If you’ve been following the news lately, there are certain things you doubtless know about Mohammad Javad Zarif.
He is, of course, the Iranian foreign minister. He has been U.S. Secretary of State John Kerry’s opposite number in negotiating a framework that could lead to an end to sanctions against Iran in return for controls on the country’s nuclear program — if the details can be worked out in the weeks to come.
And you may well have read that he is is “polished” and, unusual for one burdened with such weighty issues, “jovial.” An Internet search of “Mohammad Javad Zarif” and “jovial” yields thousands of results.
He certainly has gone a long way to bring Iran in from the cold and allow it to rejoin the international community. And many Iranians will celebrate the end of economic sanctions.
But there are some facts about Zarif that are less well-known. Here are six:
He tweets in English.
In Sepember 2013, Zarif tweeted “Happy Rosh Hashanah,” referring to the Jewish New Year.
That prompted Christine Pelosi, the daughter of former House Speaker Nancy Pelosi, to respond with a tweet of her own: “Thanks. The New Year would be even sweeter if you would end Iran’s Holocaust denial, sir.”
And, perhaps to her surprise, Pelosi got a response. “Iran never denied it,” Zarif tweeted back. “The man who was perceived to be denying it is now gone. Happy New Year.”
The reference was likely to former Iranian President Mahmoud Ahmadinejad, who had left office the previous month. Zarif was nominated to be foreign minister by Ahmadinejad’s successor, Hassan Rouhani.
He was educated in the land of the “Great Satan.”
His foreign ministry notes, perhaps defensively, that “due to the political and security conditions of the time, he decided to continue his education in the United States.”
That is another way of saying that he was outside the country during the demonstrations against the Shah of Iran, which began in 1977, and during the Iranian revolution, which drove the Shah from power in 1979.
He left the country in 1977, received his undergraduate degree from San Francisco State University in 1981, his master’s in international relations from the University of Denver in 1984 and his Ph.D. from the University of Denver in 1988. Both of his children were born in the United States.
His precise age is uncertain.
The website of the Iranian Foreign Ministry, which he runs, cannot even agree with itself on when he was born. The first sentence of his official biography, perhaps in a nod to the powers that be in Teheran, says Zarif was “born to a religious traditional family in Tehran in 1959.” Later on the same page, however, his date of birth is listed as Jan. 8, 1960. And the Iranian Diplomacy website says he was born in in 1961
So he is 54, 55 or maybe even 56. Whichever, he is still considerably younger than his opposite number, U.S. Secretary of State John Kerry, who is 71.
He was investigated by the FBI.
The feds investigation him for his alleged role in controlling the Alavi Foundation, a charitably organization. The U.S. Justice Department said the organization was secretly run on behalf of the Iranian government to launder money and get around evade U.S. sanctions.

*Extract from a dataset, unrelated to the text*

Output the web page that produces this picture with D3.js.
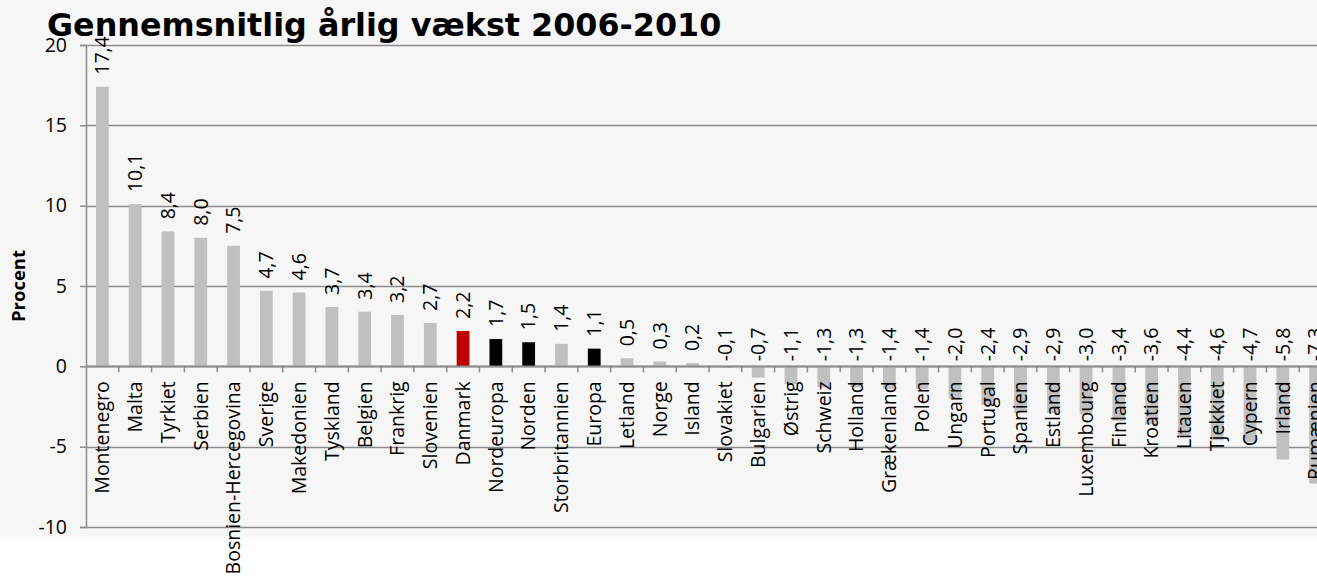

But last year, a settlement in the case, under which the foundation agreed to give a 36-story building in Manhattan along with other properties to the U.S. goverment, did not mention Zarif’s name.
He was among the students who took over the Iranian consulate.
Early in the Iranian revolution, Zarif was among the students who took over the consulate in San Francisco. The aim, says the websiite Iranian.com — which cites Zarif’s memoirs, titled “Mr. Ambassador” — was to expel from the consulate people who were not sufficiently Islamic. Later, the website says, Zarif went to make a similar protest at the Iranian mission to the U.N. In response, the Iranian ambassador to the U.N. offered him a job.
He’s spent a lot of time with Kerry. A lot.
In fact, he has now spent more time with Kerry than any other foreign minister in the world. And that amount of quality time will only increase as the two men, with help from other foreign ministers, as well, try to meet a June 30 deadline for nailing down the details of the agreement they managed to outline this week in Switzerland.